The fix-and-flip strategy is no doubt lucrative and the most common way of building wealth within a short period in real estate. Like other businesses, things do go wrong. But when things go wrong, what should you do?

Here are a few options you can consider.

1.     When Financing Fails

Like the popular saying, “Money makes the world go around.” In real estate, especially the fix-and-flip strategy, money also makes home flipping go around successfully. As an investor, you need to seek financing from mortgage lending firms—banks, hard money lenders, private money lenders, etc. If your popular means of getting funds fail, what would you do? Here are alternative financing options you can fall back to.

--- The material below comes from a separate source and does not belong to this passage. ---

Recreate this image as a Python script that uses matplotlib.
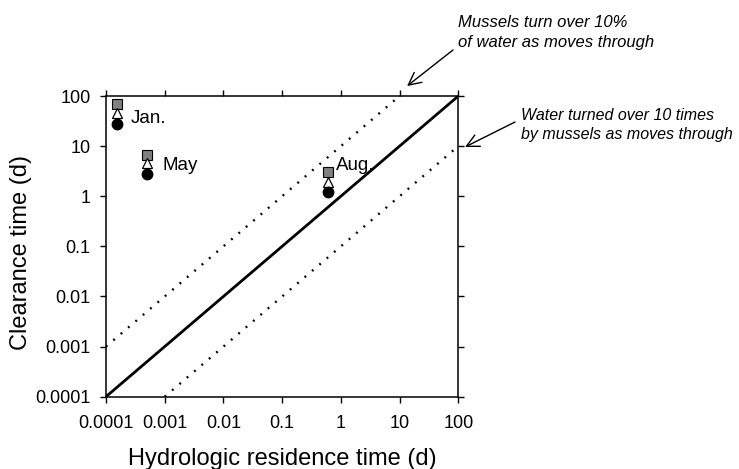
import matplotlib
matplotlib.use("Agg")
import matplotlib.pyplot as plt
import numpy as np

plt.rcParams['font.family'] = ['Liberation Sans', 'DejaVu Sans']

months = ["Jan.", "May", "Aug."]
residence = [0.000156, 0.0005, 0.60]
clear_square = [69, 6.7, 3.1]
clear_triangle = [45.5, 4.5, 1.9]
clear_circle = [27.3, 2.75, 1.2]

line_x = [0.0001, 100]
upper_x = [0.0001, 10]
lower_x = [0.001, 100]

ticks = [0.0001, 0.001, 0.01, 0.1, 1, 10, 100]
tick_labels = ["0.0001", "0.001", "0.01", "0.1", "1", "10", "100"]

fig = plt.figure(figsize=(7.39, 4.69), dpi=100)
ax = fig.add_axes([0.1434, 0.1542, 0.6202 - 0.1434, 0.7953 - 0.1542])
ax.set_xscale('log')
ax.set_yscale('log')
ax.set_xlim(0.0001, 100)
ax.set_ylim(0.0001, 100)

ax.plot(line_x, line_x, color='black', lw=2.0, solid_capstyle='butt')
ax.plot(upper_x, [v * 10 for v in upper_x], color='black', lw=1.7, linestyle=(0, (0.8, 3.3)))
ax.plot(lower_x, [v / 10 for v in lower_x], color='black', lw=1.7, linestyle=(0, (0.8, 3.3)))

ax.plot(residence, clear_square, linestyle='none', marker='s', markersize=7.5,
        markerfacecolor='#808080', markeredgecolor='black', markeredgewidth=0.8, clip_on=False)
ax.plot(residence, clear_triangle, linestyle='none', marker='^', markersize=7.5,
        markerfacecolor='white', markeredgecolor='black', markeredgewidth=0.9, clip_on=False)
ax.plot(residence, clear_circle, linestyle='none', marker='o', markersize=7.5,
        markerfacecolor='black', markeredgecolor='black', clip_on=False)

label_offsets = [(13, -5), (15, -2), (8, 17)]
for m, x, y, off in zip(months, residence, clear_triangle, label_offsets):
    ax.annotate(m, xy=(x, y), xytext=off, textcoords='offset pixels',
                fontsize=13.5, ha='left', va='center')

ax.set_xticks(ticks)
ax.set_xticklabels(tick_labels)
ax.set_yticks(ticks)
ax.set_yticklabels(tick_labels)
ax.minorticks_off()
ax.tick_params(axis='both', which='major', direction='out', length=4, width=1,
               labelsize=13, top=True, right=True)
ax.tick_params(axis='x', pad=9)
ax.tick_params(axis='y', pad=7)
for s in ax.spines.values():
    s.set_linewidth(1.1)

ax.set_xlabel("Hydrologic residence time (d)", fontsize=17, labelpad=12)
ax.set_ylabel("Clearance time (d)", fontsize=17, labelpad=0)
ax.yaxis.set_label_coords(-0.210, 0.481)

# annotations
fig.text(458 / 739, 1 - 15 / 469, "Mussels turn over 10%\nof water as moves through",
         fontsize=12, style='italic', ha='left', va='top', linespacing=1.45)
fig.text(521 / 739, 1 - 108 / 469, "Water turned over 10 times\nby mussels as moves through",
         fontsize=11.5, style='italic', ha='left', va='top', linespacing=1.3)

arrow = dict(arrowstyle='->,head_length=0.9,head_width=0.45', color='black', lw=1.0,
             shrinkA=0, shrinkB=0)
ax.annotate('', xy=(13.4, 158), xycoords='data',
            xytext=(453 / 739, 1 - 50 / 469), textcoords='figure fraction',
            arrowprops=arrow, annotation_clip=False)
ax.annotate('', xy=(130, 9.6), xycoords='data',
            xytext=(515 / 739, 1 - 122 / 469), textcoords='figure fraction',
            arrowprops=arrow, annotation_clip=False)

fig.savefig('out.png', dpi=100)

        i.            Fix-and-flip cash-out Refinance

Cash-out refinance is a financing option that allows fix-and-flip investors to refinance an existing property to pay for a new investment property. This strategy allows investors to extract equity from an existing property by applying for a new loan using the property as collateral. The rule guiding this financing option is that: you must pay off the original mortgage before you are allowed to use the remainder for whatever you want. This means that you are only allowed to use the balance of equity (the difference between the new loan and the amount of the old mortgage) to finance your investment.

     ii.            Home Equity Line of Credit (HELOC)

Another alternative funding option for fix-and-flip investors is the Home Equity Line of Credit (HELOC). As its name implies, HELOC is a financing option that issues an investor a line of credit based on the value of their primary residence. Unlike the cash-out refinance, HELOC can serve as both first and second lien (it can be taken in addition to an existing loan) and there is no restriction on what an investor can use the funds received for.

  iii.            Bridge Loan

A bridge loan is a temporary financing option used to cover the time between two real estate transactions. This financing option can be used as a backup when your original means of getting funds fail. Unlike the private or hard money loan, the bridge loan is suitable for an investor who finds a suitable investment deal that may be gone by the time funds is available. It is a short term loan that can last from two weeks to a year.

   iv.            Find a Partner

Another method of getting funding when your original means fails is by entering a partnership with a friend, family member, or fellow investor. Since there is no such rule that prevents you from doing it with someone else, why don’t you find a trusted individual that will be by your side throughout the deal? Find someone interested in the deal, sign an agreement and make a successful deal together.


2.     When you can’t find a buyer

You buy a property; you fix it but you can’t find an interested buyer. It is important to understand that things go wrong and when the unthinkable happens, what should you do?

Here are some alternative things you can do when the market is bad.

        i.            Lower the Price

The first thing that comes to mind when things go wrong is to lower the selling price to attract buyers. Be advised that lowering the selling price needs to follow some procedures. As an investor, you don’t just lower the price. You need to adjust the prices based on the bottom line of the property.

     ii.            Lease Options (Rent-to-Own)

This strategy involves leasing the property to a ‘would-be’ buyer who also doesn’t have the financing to buy the property straight out. This strategy means you rent the property out to sell it to the tenant. To qualify for a lease option, the tenant needs to put down a deposit that would serve as the down payment and the subsequent monthly payment would secure their right to buy the property at some agreed date.

  iii.            Rent it out

Since the central aim of selling is not to default and to make a profit, the rental strategy can also serve as an alternative to the fix and flip strategy. Instead of being discouraged, rent out the property and continue to receive monthly income until the market returns to a normal level when you can decide what to do with the property.

Bottom Line

The fix-and-flip strategy is lucrative but that does not mean things don’t go wrong. When things go wrong with your fix and flip, try out the alternative means provided above and learn from the failed deals.